Michael Schumacher suffered the highs and lows of motorsport life in one afternoon at Monza as, having racked up his 90th race win in front of the adoring
tifosi at Monza, he announced that the time had come to bow out of
Formula One.
Even after the stewards had intervened to increase the gap between Schumacher and title rival
Fernando Alonso at the start, penalising the Spaniard for allegedly blocking
Ferrari's
Felipe Massa during qualifying, the afternoon still revolved around the pair, despite the fact that they never ran together on track during the 53 laps.

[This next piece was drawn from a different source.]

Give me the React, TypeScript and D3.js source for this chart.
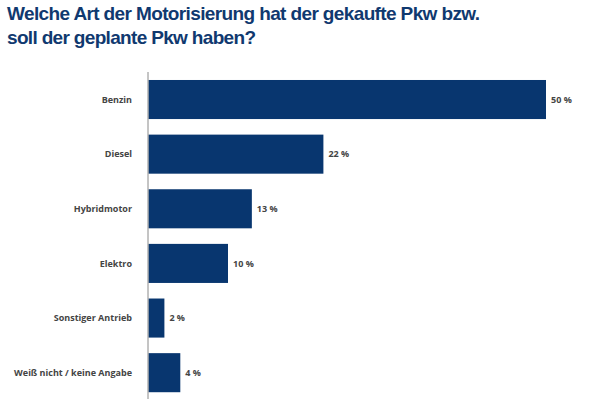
import { useRef, useEffect } from 'react';
import * as d3 from 'd3';

const categories = [
  'Benzin',
  'Diesel',
  'Hybridmotor',
  'Elektro',
  'Sonstiger Antrieb',
  'Weiß nicht / keine Angabe',
];
const values = [50, 22, 13, 10, 2, 4];
const titleLines = [
  'Welche Art der Motorisierung hat der gekaufte Pkw bzw.',
  'soll der geplante Pkw haben?',
];
const titleWidths = [473, 249];

const App = () => {
  const svgRef = useRef<SVGSVGElement>(null);

  useEffect(() => {
    const svg = d3.select(svgRef.current);
    svg.selectAll('*').remove();

    const width = 600;
    const height = 399;

    svg.append('rect').attr('width', width).attr('height', height).attr('fill', '#fff');

    // title (source text has tight letter spacing)
    svg.append('g')
      .selectAll('text')
      .data(titleLines)
      .join('text')
      .attr('x', 7)
      .attr('y', (d, i) => 19.5 + i * 24)
      .attr('textLength', (d, i) => titleWidths[i])
      .attr('lengthAdjust', 'spacing')
      .attr('font-family', '"Liberation Sans", Arial, sans-serif')
      .attr('font-weight', 'bold')
      .attr('font-size', 19)
      .attr('fill', '#10396f')
      .text(d => d);

    const x = d3.scaleLinear().domain([0, 50]).range([148.5, 546]);
    const y = d3.scaleBand<string>()
      .domain(categories)
      .range([72.2, 400])
      .paddingInner(0.285)
      .paddingOuter(0.1425);

    const rows = categories.map((c, i) => ({ c, v: values[i] }));

    svg.append('g')
      .selectAll('rect')
      .data(rows)
      .join('rect')
      .attr('x', x(0))
      .attr('y', d => y(d.c)!)
      .attr('width', d => x(d.v) - x(0))
      .attr('height', y.bandwidth())
      .attr('fill', '#08366f');

    // axis line
    svg.append('line')
      .attr('x1', 148).attr('x2', 148)
      .attr('y1', 72).attr('y2', 400)
      .attr('stroke', '#8a8a8a')
      .attr('stroke-width', 1);

    // category labels
    svg.append('g')
      .selectAll('text')
      .data(rows)
      .join('text')
      .attr('x', 132)
      .attr('y', d => y(d.c)! + y.bandwidth() / 2)
      .attr('dy', '0.35em')
      .attr('text-anchor', 'end')
      .attr('font-family', '"Open Sans", sans-serif')
      .attr('font-weight', 'bold')
      .attr('font-size', 9)
      .attr('fill', '#444')
      .text(d => d.c);

    // value labels
    svg.append('g')
      .selectAll('text')
      .data(rows)
      .join('text')
      .attr('x', d => x(d.v) + 5)
      .attr('y', d => y(d.c)! + y.bandwidth() / 2)
      .attr('dy', '0.35em')
      .attr('font-family', '"Open Sans", sans-serif')
      .attr('font-weight', 'bold')
      .attr('font-size', 9)
      .attr('fill', '#444')
      .text(d => `${d.v} %`);
  }, []);

  return (
    <svg
      ref={svgRef}
      width={600}
      height={399}
      style={{ position: 'absolute', left: 0, top: 0, display: 'block' }}
    />
  );
};

export default App;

At the front, Schumacher duelled for victory with
McLaren's
Kimi Raikkonen - the man widely expected to fill the German's seat at Ferrari next season - while, further back, Alonso had to battle his way through traffic and appeared poised to limit his losses with a podium place - only for his engine to expire in front of his rival's fans.

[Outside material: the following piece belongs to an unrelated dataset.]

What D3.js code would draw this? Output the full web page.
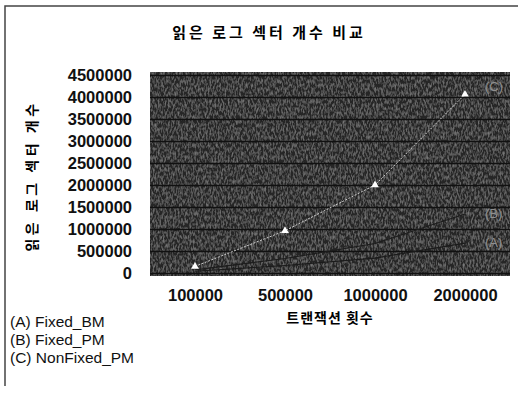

While Raikkonen got the better start to lead into the first chicane, Schumacher almost lost out to the fast-starting
Nick Heidfeld, the
BMW Sauber driver ahead into the corner, but backing off enough to allow Schumacher back through. While Heidfeld subsequently fell back through the order on the opening laps, however, new team-mate
Robert Kubica was going the opposite way. Taking advantage of the German's loss of momentum, he ended the lap in third place, having started sixth, and would run at the head of the chasing pack almost throughout.

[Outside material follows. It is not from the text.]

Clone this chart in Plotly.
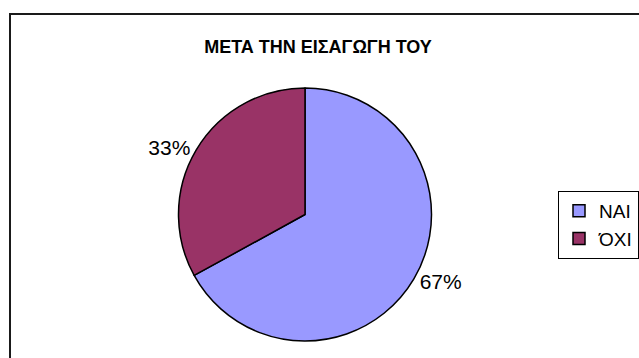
import plotly.graph_objects as go

# Share of answers after the introduction
labels = ["ΝΑΙ", "ΌΧΙ"]
values = [67, 33]
colors = ["#9999FF", "#993366"]
title_text = "ΜΕΤΑ ΤΗΝ ΕΙΣΑΓΩΓΗ ΤΟΥ"

W, H = 639, 358

fig = go.Figure(
    go.Pie(
        labels=labels,
        values=values,
        sort=False,
        direction="clockwise",
        rotation=0,
        marker=dict(colors=colors, line=dict(color="#000000", width=1.5)),
        textinfo="percent",
        texttemplate="%{percent:.0%}",
        textposition="outside",
        textfont=dict(family="Liberation Sans, Arial", size=21, color="#000000"),
        domain=dict(x=[(305 - 165) / W, (305 + 165) / W], y=[1 - 341 / H, 1 - 88 / H]),
        hoverinfo="label+percent",
    )
)

fig.update_layout(
    width=W,
    height=H,
    margin=dict(l=0, r=0, t=0, b=0),
    paper_bgcolor="#FFFFFF",
    plot_bgcolor="#FFFFFF",
    font=dict(family="Liberation Sans, Arial", color="#000000"),
    title=dict(
        text="<b>" + title_text + "</b>",
        x=318 / W,
        xanchor="center",
        y=1 - 47 / H,
        yanchor="middle",
        font=dict(family="Liberation Sans, Arial", size=18, color="#000000"),
    ),
    legend=dict(
        x=1.0,
        xanchor="right",
        y=1 - 191 / H,
        yanchor="top",
        itemwidth=30,
        bgcolor="#FFFFFF",
        bordercolor="#000000",
        borderwidth=1,
        font=dict(family="Liberation Sans, Arial", size=19, color="#000000"),
    ),
    shapes=[
        dict(
            type="rect",
            xref="paper",
            yref="paper",
            x0=10 / W,
            x1=1.05,
            y0=-0.05,
            y1=1 - 14 / H,
            line=dict(color="#1a1a1a", width=2),
            fillcolor="rgba(0,0,0,0)",
        )
    ],
)

fig.write_html("out.html")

Raikkonen continued to lead Schumacher to the first round of pit-stops, the gap between them fluctuating around a second or two, but the die was cast when McLaren called its man in first. Schumacher had a lap more to make good his advantage and, when both cars were back on track, it was the Ferrari which was ahead. From thee, Schumacher wasn't headed, although Raikkonen kept him honest through the second round of stops, before easing back at the end to ensure he took second place.